- Task details: Begin with the first line below and retype each line exactly through the line containing "kao_d2o_k = [1.18, 0.56, 0.56, 0.49, 0.50]". Any pictures are to be left out.

- Collected data:
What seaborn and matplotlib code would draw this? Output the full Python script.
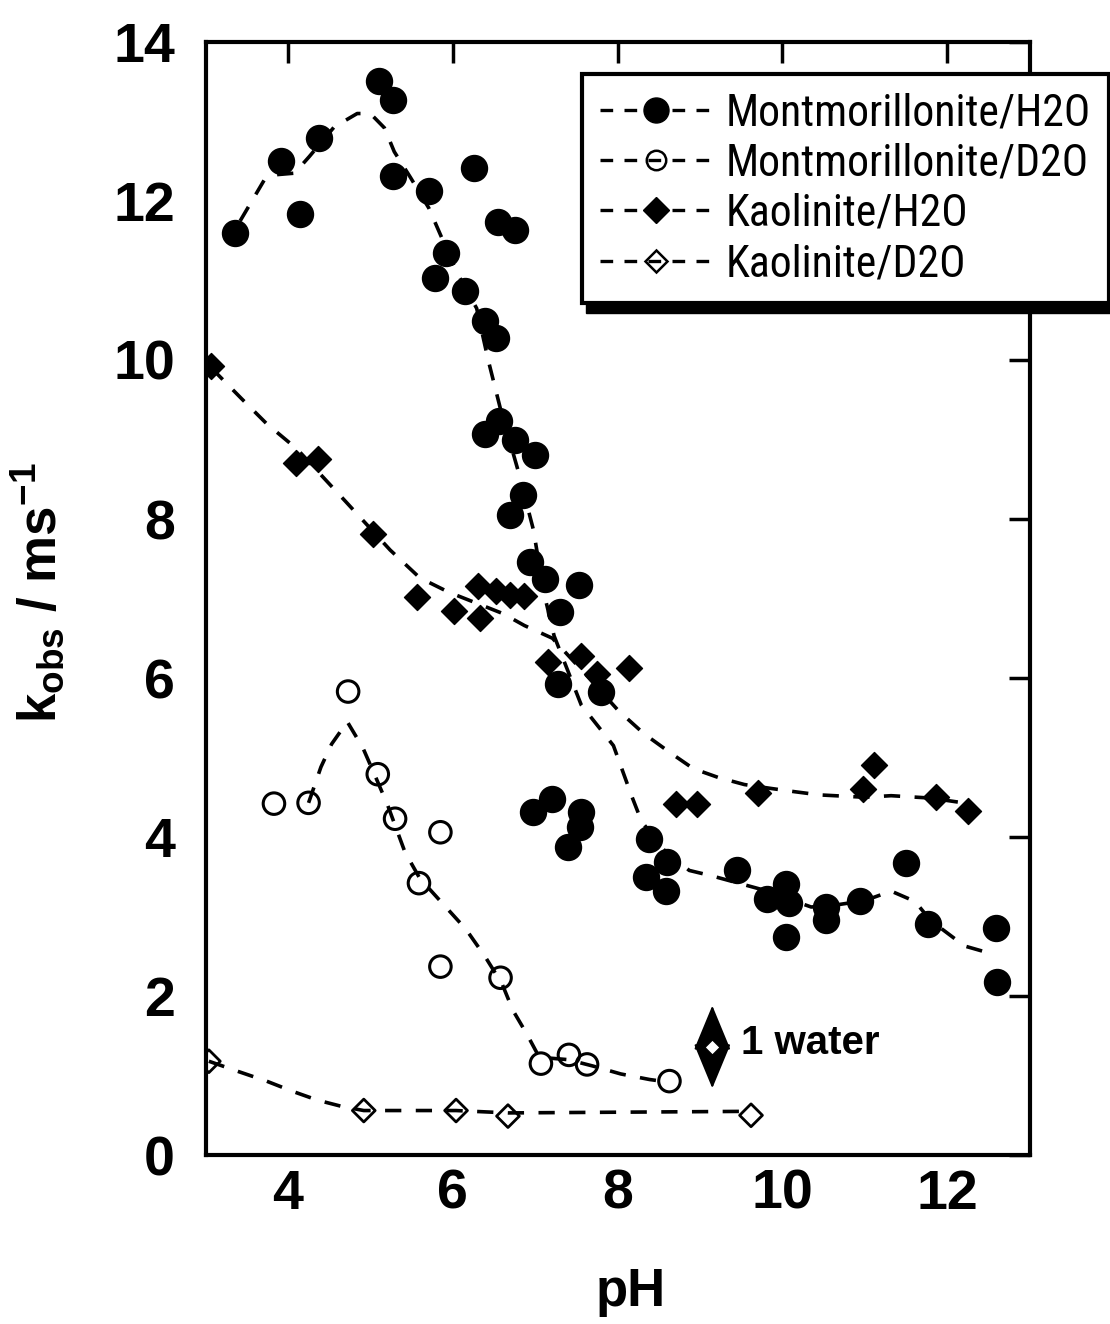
import numpy as np
import pandas as pd
import matplotlib
matplotlib.use("Agg")
import matplotlib.pyplot as plt
import seaborn as sns
from matplotlib.lines import Line2D
from matplotlib.patches import Rectangle
from matplotlib.transforms import IdentityTransform
from matplotlib import font_manager

# ---------------- data ----------------
mont_h2o_ph = [3.36, 3.92, 4.14, 4.38, 5.10, 5.27, 5.27, 5.71, 6.26, 5.92, 5.79, 6.15,
               6.55, 6.76, 6.39, 6.53, 6.39, 6.56, 6.76, 7.00, 6.85, 6.69, 6.94, 7.12,
               7.53, 7.30, 7.28, 7.80, 6.97, 7.21, 7.56, 7.55, 7.40, 8.38, 8.60, 8.34,
               8.59, 9.45, 9.81, 10.05, 10.08, 10.04, 10.53, 10.53, 10.94, 11.50, 11.77,
               12.59, 12.60]
mont_h2o_k = [11.60, 12.50, 11.83, 12.79, 13.51, 13.27, 12.32, 12.12, 12.41, 11.35, 11.03, 10.87,
              11.74, 11.63, 10.49, 10.28, 9.07, 9.23, 9.00, 8.80, 8.30, 8.05, 7.46, 7.25,
              7.17, 6.83, 5.92, 5.82, 4.32, 4.48, 4.31, 4.12, 3.87, 3.97, 3.68, 3.50,
              3.32, 3.59, 3.22, 3.41, 3.17, 2.74, 3.12, 2.96, 3.19, 3.67, 2.91,
              2.85, 2.18]

mont_d2o_ph = [3.83, 4.25, 4.73, 5.09, 5.30, 5.85, 5.59, 5.85, 6.58, 7.07, 7.41, 7.63, 8.63]
mont_d2o_k = [4.42, 4.43, 5.83, 4.79, 4.23, 4.06, 3.42, 2.37, 2.23, 1.15, 1.26, 1.14, 0.93]

kao_h2o_ph = [3.07, 4.10, 4.37, 5.03, 5.56, 6.01, 6.33, 6.31, 6.53, 6.69, 6.87, 7.15,
              7.56, 7.75, 8.14, 8.71, 8.96, 9.71, 11.11, 10.98, 11.86, 12.25]
kao_h2o_k = [9.92, 8.70, 8.76, 7.81, 7.02, 6.84, 6.75, 7.16, 7.09, 7.05, 7.03, 6.20,
             6.28, 6.05, 6.12, 4.41, 4.41, 4.55, 4.91, 4.60, 4.50, 4.33]

kao_d2o_ph = [3.04, 4.92, 6.04, 6.67, 9.62]
kao_d2o_k = [1.18, 0.56, 0.56, 0.49, 0.50]

# hand-drawn dashed trend curves
mont_h2o_fit_ph = [3.42, 3.71, 3.85, 4.08, 4.26, 4.56, 4.84, 5.00, 5.17, 5.29, 5.49, 5.71,
                   6.05, 6.29, 6.43, 6.58, 6.79, 6.98, 7.10, 7.23, 7.56, 7.95, 8.17, 8.29,
                   8.55, 8.87, 9.15, 9.75, 10.35, 10.68, 11.00, 11.32, 11.61, 11.80, 12.21, 12.58]
mont_h2o_fit_k = [11.75, 12.26, 12.33, 12.35, 12.56, 12.93, 13.10, 13.10, 12.92, 12.62, 12.29, 11.91,
                  11.10, 10.65, 10.00, 9.38, 8.62, 7.86, 7.10, 6.53, 5.66, 5.15, 4.52, 4.20,
                  3.85, 3.58, 3.51, 3.34, 3.12, 3.15, 3.20, 3.32, 3.19, 2.95, 2.63, 2.52]

mont_d2o_fit_ph = [4.25, 4.40, 4.53, 4.72, 4.91, 5.07, 5.21, 5.42, 5.60, 5.88, 6.16, 6.39,
                   6.60, 6.73, 6.90, 7.05, 7.40, 7.70, 8.04, 8.39, 8.60]
mont_d2o_fit_k = [4.43, 4.88, 5.17, 5.45, 5.12, 4.74, 4.40, 3.81, 3.48, 3.16, 2.84, 2.50,
                  2.15, 1.82, 1.52, 1.23, 1.20, 1.12, 1.02, 0.95, 0.92]

kao_h2o_fit_ph = [3.07, 3.44, 3.74, 4.11, 4.70, 5.24, 5.60, 5.95, 6.61, 6.87, 7.21, 7.60,
                  8.01, 8.32, 8.64, 8.92, 9.22, 9.54, 9.87, 10.15, 10.45, 11.00, 11.32,
                  11.80, 12.13]
kao_h2o_fit_k = [9.90, 9.51, 9.20, 8.88, 8.22, 7.61, 7.26, 7.08, 6.81, 6.66, 6.50, 6.06,
                 5.59, 5.30, 5.06, 4.86, 4.75, 4.66, 4.61, 4.57, 4.53, 4.50, 4.52,
                 4.49, 4.44]

kao_d2o_fit_ph = [3.04, 3.40, 3.74, 4.06, 4.36, 4.66, 4.92, 6.04, 6.67, 9.62]
kao_d2o_fit_k = [1.18, 1.05, 0.93, 0.80, 0.69, 0.61, 0.56, 0.56, 0.53, 0.55]

series_labels = ["Montmorillonite/H2O", "Montmorillonite/D2O", "Kaolinite/H2O", "Kaolinite/D2O"]
x_ticks = [4, 6, 8, 10, 12]
y_ticks = [0, 2, 4, 6, 8, 10, 12, 14]

# annotation "1 water" (data coordinates)
water_x = 9.15
water_top = 1.88
water_bottom = 0.84
water_text = "1 water"

# ---------------- style ----------------
sns.set_theme(style="white")
plt.rcParams["font.family"] = ["Liberation Sans", "DejaVu Sans"]
plt.rcParams["mathtext.fontset"] = "custom"
plt.rcParams["mathtext.rm"] = "Liberation Sans:bold"
plt.rcParams["mathtext.it"] = "Liberation Sans:bold"
plt.rcParams["mathtext.default"] = "regular"
plt.rcParams["text.color"] = "black"
plt.rcParams["axes.labelcolor"] = "black"


def pick_legend_font():
    """Prefer a condensed sans face for the legend (as in the reference)."""
    candidates = [
        (dict(family="Liberation Sans Narrow"), 34, "narrow"),
        (dict(family="Noto Sans", stretch="condensed"), 31.5, "condensed"),
        (dict(family="Noto Sans Condensed"), 31.5, "condensed"),
        (dict(family="Roboto Condensed"), 31.5, "condensed"),
    ]
    for props, size, key in candidates:
        try:
            fp = font_manager.FontProperties(**props)
            path = font_manager.findfont(fp, fallback_to_default=False)
            if key in path.lower().replace("-", "").replace("_", ""):
                return fp, size
        except Exception:
            pass
    return font_manager.FontProperties(family=["Liberation Sans", "DejaVu Sans"]), 28.5


fig = plt.figure(figsize=(11.1, 13.24), dpi=100)
fig.patch.set_facecolor("white")
ax = fig.add_axes([0.1852, 0.1276, 0.7423, 0.8407])
ax.set_facecolor("white")

dash = (0, (4.5, 4))
lw = 2.6
fits = [(mont_h2o_fit_ph, mont_h2o_fit_k), (mont_d2o_fit_ph, mont_d2o_fit_k),
        (kao_h2o_fit_ph, kao_h2o_fit_k), (kao_d2o_fit_ph, kao_d2o_fit_k)]
for fx, fy in fits:
    sns.lineplot(x=fx, y=fy, ax=ax, color="black", lw=lw, linestyle=dash,
                 sort=False, estimator=None, legend=False, zorder=2)

# data points
sns.scatterplot(x=mont_h2o_ph, y=mont_h2o_k, ax=ax, marker="o", s=350,
                color="black", edgecolor="black", linewidth=1, zorder=3, legend=False)
sns.scatterplot(x=kao_h2o_ph, y=kao_h2o_k, ax=ax, marker="D", s=175,
                color="black", edgecolor="black", linewidth=1, zorder=3, legend=False)
sns.scatterplot(x=mont_d2o_ph, y=mont_d2o_k, ax=ax, marker="o", s=240,
                color="black", facecolor="none", edgecolor="black", linewidth=2.2,
                zorder=3, legend=False)
sns.scatterplot(x=kao_d2o_ph, y=kao_d2o_k, ax=ax, marker="D", s=135,
                color="black", facecolor="none", edgecolor="black", linewidth=2.0,
                zorder=3, legend=False)

# "1 water" double arrow
ax.annotate("", xy=(water_x, water_top), xytext=(water_x, water_bottom),
            arrowprops=dict(arrowstyle="<|-|>,head_length=1.45,head_width=0.6",
                            color="black", lw=1.5, mutation_scale=20,
                            shrinkA=0, shrinkB=0), zorder=4)
ax.scatter([water_x], [(water_top + water_bottom) / 2], marker="D", s=60,
           facecolor="white", edgecolor="black", linewidth=1.0, zorder=5)
ax.text(water_x + 0.35, (water_top + water_bottom) / 2 + 0.05, water_text,
        fontsize=29, fontweight="bold", ha="left", va="center", color="black")

# axes
ax.set_xlim(3, 13)
ax.set_ylim(0, 14)
ax.set_xticks(x_ticks)
ax.set_yticks(y_ticks)
ax.set_xticklabels([str(t) for t in x_ticks], fontweight="bold")
ax.set_yticklabels([str(t) for t in y_ticks], fontweight="bold")
for sp in ax.spines.values():
    sp.set_visible(True)
    sp.set_linewidth(3)
    sp.set_color("black")
ax.tick_params(direction="in", length=15, width=2.5, top=True, right=True,
               labelsize=40, colors="black")
ax.tick_params(axis="x", pad=10)
ax.tick_params(axis="y", pad=22)

ax.set_xlabel("pH", fontsize=38, fontweight="bold")
ax.set_ylabel(r"k$_{\mathregular{obs}}$ / ms$^{\mathregular{-1}}$", fontsize=38,
              fontweight="bold")
ax.xaxis.set_label_coords(0.516, -0.101)
ax.yaxis.set_label_coords(-0.168, 0.505)

# legend
hl = dict(color="black", lw=2.4, ls=(0, (3.8, 3.4)))
handles = [
    Line2D([], [], marker="o", ms=18, mfc="black", mec="black", **hl),
    Line2D([], [], marker="o", ms=14, mfc="none", mec="black", mew=1.8, **hl),
    Line2D([], [], marker="D", ms=13, mfc="black", mec="black", **hl),
    Line2D([], [], marker="D", ms=11, mfc="none", mec="black", mew=1.8, **hl),
]
leg_fp, leg_size = pick_legend_font()
leg_fp.set_size(leg_size)
em = leg_size * 100 / 72.0
leg = ax.legend(handles, series_labels, loc="upper left", bbox_to_anchor=(0.457, 0.971),
                borderaxespad=0, frameon=True, fancybox=False, edgecolor="black",
                framealpha=1, facecolor="white", prop=leg_fp,
                handlelength=112 / em, handletextpad=14 / em, borderpad=18 / em,
                labelspacing=max(0.05, (59 - 1.16 * em) / em),
                numpoints=1)
leg.get_frame().set_linewidth(3)
leg.set_zorder(6)

fig.canvas.draw()
bb = leg.get_window_extent()
shadow = Rectangle((bb.x0 + 4, bb.y0 - 10), bb.width, bb.height,
                   transform=IdentityTransform(), facecolor="black", edgecolor="black",
                   zorder=5.9, clip_on=False)
ax.add_artist(shadow)

fig.savefig("out.png", dpi=100, facecolor="white")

- Result:
What seaborn and matplotlib code would draw this? Output the full Python script.
import numpy as np
import pandas as pd
import matplotlib
matplotlib.use("Agg")
import matplotlib.pyplot as plt
import seaborn as sns
from matplotlib.lines import Line2D
from matplotlib.patches import Rectangle
from matplotlib.transforms import IdentityTransform
from matplotlib import font_manager

# ---------------- data ----------------
mont_h2o_ph = [3.36, 3.92, 4.14, 4.38, 5.10, 5.27, 5.27, 5.71, 6.26, 5.92, 5.79, 6.15,
               6.55, 6.76, 6.39, 6.53, 6.39, 6.56, 6.76, 7.00, 6.85, 6.69, 6.94, 7.12,
               7.53, 7.30, 7.28, 7.80, 6.97, 7.21, 7.56, 7.55, 7.40, 8.38, 8.60, 8.34,
               8.59, 9.45, 9.81, 10.05, 10.08, 10.04, 10.53, 10.53, 10.94, 11.50, 11.77,
               12.59, 12.60]
mont_h2o_k = [11.60, 12.50, 11.83, 12.79, 13.51, 13.27, 12.32, 12.12, 12.41, 11.35, 11.03, 10.87,
              11.74, 11.63, 10.49, 10.28, 9.07, 9.23, 9.00, 8.80, 8.30, 8.05, 7.46, 7.25,
              7.17, 6.83, 5.92, 5.82, 4.32, 4.48, 4.31, 4.12, 3.87, 3.97, 3.68, 3.50,
              3.32, 3.59, 3.22, 3.41, 3.17, 2.74, 3.12, 2.96, 3.19, 3.67, 2.91,
              2.85, 2.18]

mont_d2o_ph = [3.83, 4.25, 4.73, 5.09, 5.30, 5.85, 5.59, 5.85, 6.58, 7.07, 7.41, 7.63, 8.63]
mont_d2o_k = [4.42, 4.43, 5.83, 4.79, 4.23, 4.06, 3.42, 2.37, 2.23, 1.15, 1.26, 1.14, 0.93]

kao_h2o_ph = [3.07, 4.10, 4.37, 5.03, 5.56, 6.01, 6.33, 6.31, 6.53, 6.69, 6.87, 7.15,
              7.56, 7.75, 8.14, 8.71, 8.96, 9.71, 11.11, 10.98, 11.86, 12.25]
kao_h2o_k = [9.92, 8.70, 8.76, 7.81, 7.02, 6.84, 6.75, 7.16, 7.09, 7.05, 7.03, 6.20,
             6.28, 6.05, 6.12, 4.41, 4.41, 4.55, 4.91, 4.60, 4.50, 4.33]

kao_d2o_ph = [3.04, 4.92, 6.04, 6.67, 9.62]
kao_d2o_k = [1.18, 0.56, 0.56, 0.49, 0.50]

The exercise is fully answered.